Кино было его мечтой. Однако неудача за неудачей преследовали его. Поступил во ВГИК. Началась война. Его ранило. Попал в плен. После войны работал в разных местах… С институтом так ничего и не вышло. Но кино оставалось его единственной целью. А без образования его и близко не подпускали к кино. Годы сделали свое дело. Врач сказал: «Горе и несчастье до того довели вас, что теперь нужен полный покой». И теперь самое опасное для его жизни — это большая радость. Представляете? Радость, которой у него почти не было. Врач сказал: «Большая радость может покончить со всем». А теперь между Бухарой и станцией Каган поляки снимают фильм «Фараон». Он участвует в качестве статиста. Все-таки он перед аппаратом, с криком режиссера в ушах. Вчера режиссер позвал его и снял пробы. Режиссер сказал: «Если подойдете, может, возьмем на одну из главных ролей». Наконец он может добиться своей цели, но он не имеет права радоваться. А как не радоваться, когда это самая большая его мечта? Уже сердце его бьется в радостном ожидании. И он боится взрыва радости, взрыва, сводящего с ума… Он старается сохранить свое обычное меланхолическое состояние. Он ищет огорчения…

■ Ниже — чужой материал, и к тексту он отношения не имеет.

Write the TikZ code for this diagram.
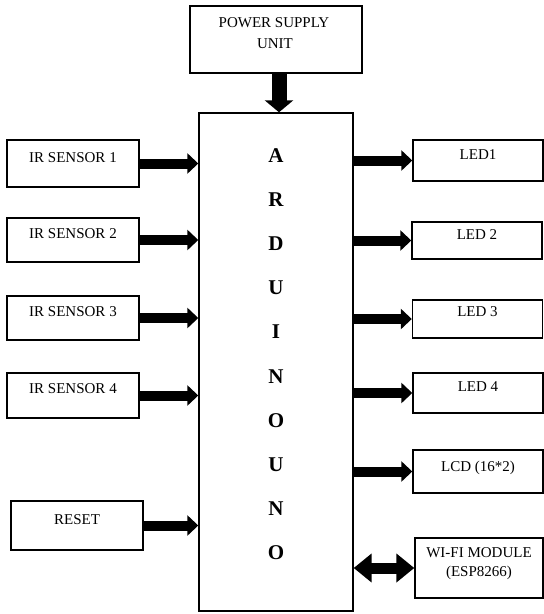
\documentclass[tikz,border=0pt]{standalone}
\usepackage{fontspec}
\setmainfont{Liberation Serif}
\usetikzlibrary{arrows.meta}
\begin{document}
\begin{tikzpicture}[x=1pt,y=-1pt,
  box/.style={draw, line width=1.4pt, inner sep=0pt, fill=white},
  txt/.style={anchor=base, inner sep=0pt, font=\fontsize{15}{21}\selectfont},
  big/.style={anchor=base, inner sep=0pt, font=\fontsize{21}{25}\selectfont\bfseries},
  harrow/.style={line width=10pt, -{Triangle[length=11pt,width=20pt]}},
  varrow/.style={line width=15pt, -{Triangle[length=12pt,width=28pt]}},
  darrow/.style={line width=11pt, {Triangle[length=18pt,width=28pt]}-{Triangle[length=18pt,width=28pt]}}
]
\useasboundingbox (0,0) rectangle (544,614);

% Arduino
\node[box, minimum width=154pt, minimum height=498pt] (ard) at (276,362) {};
\foreach \ch [count=\i] in {A,R,D,U,I,N,O,U,N,O}
  \node[big] (L\i) at (276,{162+44.2*(\i-1)}) {\ch};

% Power supply
\node[box, minimum width=172pt, minimum height=67pt] (psu) at (276,39.5) {};
\node[txt] (psut1) at (274,27) {POWER SUPPLY};
\node[txt] (psut2) at (275,48) {UNIT};

% Left boxes
\node[box, minimum width=132pt, minimum height=47pt] (ir1) at (73,163.5) {};
\node[txt] (ir1t) at (73,162) {IR SENSOR 1};
\node[box, minimum width=132pt, minimum height=44pt] (ir2) at (73,240) {};
\node[txt] (ir2t) at (73,238.5) {IR SENSOR 2};
\node[box, minimum width=132pt, minimum height=44pt] (ir3) at (73,318) {};
\node[txt] (ir3t) at (73,316.5) {IR SENSOR 3};
\node[box, minimum width=132pt, minimum height=45pt] (ir4) at (73,395.5) {};
\node[txt] (ir4t) at (73,393) {IR SENSOR 4};
\node[box, minimum width=132pt, minimum height=49pt] (rst) at (77,525.5) {};
\node[txt] (rstt) at (77,524) {RESET};

% Right boxes
\node[box, minimum width=130pt, minimum height=41pt] (led1) at (478,160.5) {};
\node[txt] (led1t) at (478,159) {LED1};
\node[box, minimum width=130pt, minimum height=37pt] (led2) at (477,240.5) {};
\node[txt] (led2t) at (477,239) {LED 2};
\node[box, minimum width=130pt, minimum height=38pt] (led3) at (477.5,319) {};
\node[txt] (led3t) at (477.5,316.5) {LED 3};
\node[box, minimum width=130pt, minimum height=40pt] (led4) at (478,393) {};
\node[txt] (led4t) at (478,391) {LED 4};
\node[box, minimum width=130pt, minimum height=43pt] (lcd) at (478,471.5) {};
\node[txt] (lcdt) at (478,471) {LCD (16*2)};
\node[box, minimum width=128pt, minimum height=60pt] (wifi) at (479,568) {};
\node[txt] (wifit1) at (479,557) {WI-FI MODULE};
\node[txt] (wifit2) at (479,576) {(ESP8266)};

% Arrows
\draw[varrow] ([xshift=3pt]psu.south) -- ([xshift=3pt]psu.south |- ard.north);
\foreach \n in {ir1,ir2,ir3,ir4,rst}
  \draw[harrow] (\n.east) -- (\n.east -| ard.west);
\foreach \n in {led1,led2,led3,led4,lcd}
  \draw[harrow] (\n.west -| ard.east) -- (\n.west);
\draw[darrow] (wifi.west -| ard.east) -- (wifi.west);
\end{tikzpicture}
\end{document}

— Завтра не пойдете? — удивляюсь я.
— Мне нужно горе.
— Может, радость будет и не такая уж большая?..
— Нет… если получится, радость будет страшно большая… Я уже ощущаю начало радости и боюсь.

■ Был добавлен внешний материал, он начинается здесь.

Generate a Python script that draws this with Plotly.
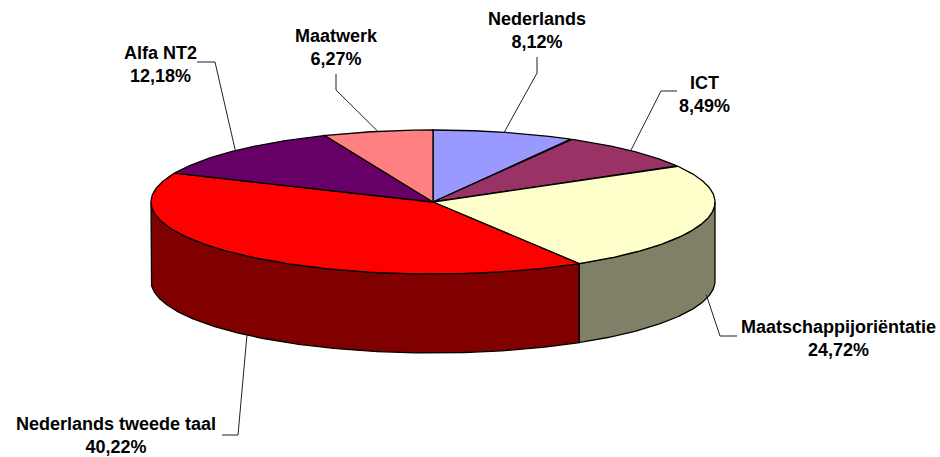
import numpy as np
import plotly.graph_objects as go

# ---- data ----
categories = ["Nederlands", "ICT", "Maatschappijoriëntatie",
              "Nederlands tweede taal", "Alfa NT2", "Maatwerk"]
values = [8.12, 8.49, 24.72, 40.22, 12.18, 6.27]
top_colors = ["#9999FF", "#993366", "#FFFFCC", "#FF0000", "#660066", "#FF8080"]
side_colors = ["#4C4C80", "#4C1933", "#808066", "#800000", "#330033", "#804040"]

# ---- layout constants (pixel space) ----
W, H = 940, 457
CX, CY, RX, RY, DEPTH = 433, 202, 282, 72, 79
# label centre and leader elbow points (label end, elbow)
label_pos = [(537, 30), (704, 94), (838, 338), (116, 435), (160, 64), (336, 47)]
leader_ends = [((537, 57), (537, 73)), ((677, 91), (661, 91)),
               ((737, 336), (720, 336)), ((222, 435), (238, 435)),
               ((197, 62), (215, 62)), ((336, 74), (336, 90))]


def ell(theta_deg, dz=0.0):
    t = np.radians(theta_deg)
    return CX + RX * np.sin(t), CY - RY * np.cos(t) + dz


total = float(sum(values))
bounds = np.concatenate([[0.0], np.cumsum(values)]) / total * 360.0

fig = go.Figure()

# side walls (front half only: 90..270 deg clockwise from top)
for i in range(len(values)):
    s = max(bounds[i], 90.0)
    e = min(bounds[i + 1], 270.0)
    if s >= e:
        continue
    th = np.linspace(s, e, 200)
    xt, yt = ell(th)
    xb, yb = ell(th[::-1], DEPTH)
    xs = np.concatenate([xt, xb, xt[:1]])
    ys = np.concatenate([yt, yb, yt[:1]])
    fig.add_trace(go.Scatter(x=xs, y=ys, mode="lines", fill="toself",
                             fillcolor=side_colors[i],
                             line=dict(color="black", width=1.3),
                             hoverinfo="skip", showlegend=False))

# top faces
for i in range(len(values)):
    th = np.linspace(bounds[i], bounds[i + 1], 200)
    xt, yt = ell(th)
    xs = np.concatenate([[CX], xt, [CX]])
    ys = np.concatenate([[CY], yt, [CY]])
    fig.add_trace(go.Scatter(x=xs, y=ys, mode="lines", fill="toself",
                             fillcolor=top_colors[i],
                             line=dict(color="black", width=1.3),
                             hoverinfo="skip", showlegend=False))

# leader lines + labels
annotations = []
for i, name in enumerate(categories):
    mid = (bounds[i] + bounds[i + 1]) / 2.0
    front = np.cos(np.radians(mid)) < 0
    px, py = ell(mid, DEPTH * 0.95 if front else 0.0)
    (x0, y0), (x1, y1) = leader_ends[i]
    fig.add_trace(go.Scatter(x=[x0, x1, px], y=[y0, y1, py], mode="lines",
                             line=dict(color="#222222", width=1),
                             hoverinfo="skip", showlegend=False))
    pct = f"{values[i]:.2f}%".replace(".", ",")
    lx, ly = label_pos[i]
    annotations.append(dict(x=lx, y=ly, xref="x", yref="y",
                            text=f"<b>{name}</b><br><b>{pct}</b>",
                            showarrow=False, xanchor="center", yanchor="middle",
                            align="center",
                            font=dict(family="Liberation Sans, Arial", size=18,
                                      color="black")))

fig.update_layout(
    width=W, height=H,
    margin=dict(l=0, r=0, t=0, b=0),
    paper_bgcolor="white", plot_bgcolor="white",
    xaxis=dict(range=[0, W], visible=False, fixedrange=True),
    yaxis=dict(range=[H, 0], visible=False, fixedrange=True),
    annotations=annotations,
    showlegend=False,
)

fig.write_html(
    "out.html",
    config={"displayModeBar": False},
    post_script="document.body.style.margin='0';document.body.style.overflow='hidden';",
)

Я начинаю понимать его. Представляю свою встречу с Маро и понимаю искателя горя. Любовь, сумасшедшая любовь!..
— Стало быть, не ходи, — говорю и себе и ему, но думаю: «А я пойду, пойду, все же… Пусть умру от радости… Что за роскошная смерть!.. Я, Маро и радость… Убивающая радость, взрывающаяся радость, человеческая радость!..»
Воронкообразная площадь.
Стоят автобусы, образовав круг. Отсюда они по разным направлениям взбираются на горы.
Кажется, что в центре площади должна быть дыра, где можно, как в горло воронки, проскользнуть вниз, под землю.
Подошвы моих туфель стерлись в поисках Маро.
В центре площади сапожник. У него синие хитрые глаза. На голове традиционная тюбетейка. Белая кожа, нос кривой, чуть сдвинутый в сторону. Лицо обрамляет борода. Усы с двух сторон спускаются к подбородку. Настоящая модель для этюда. Поищи, найди второго такого! Смотрит на меня и улыбается.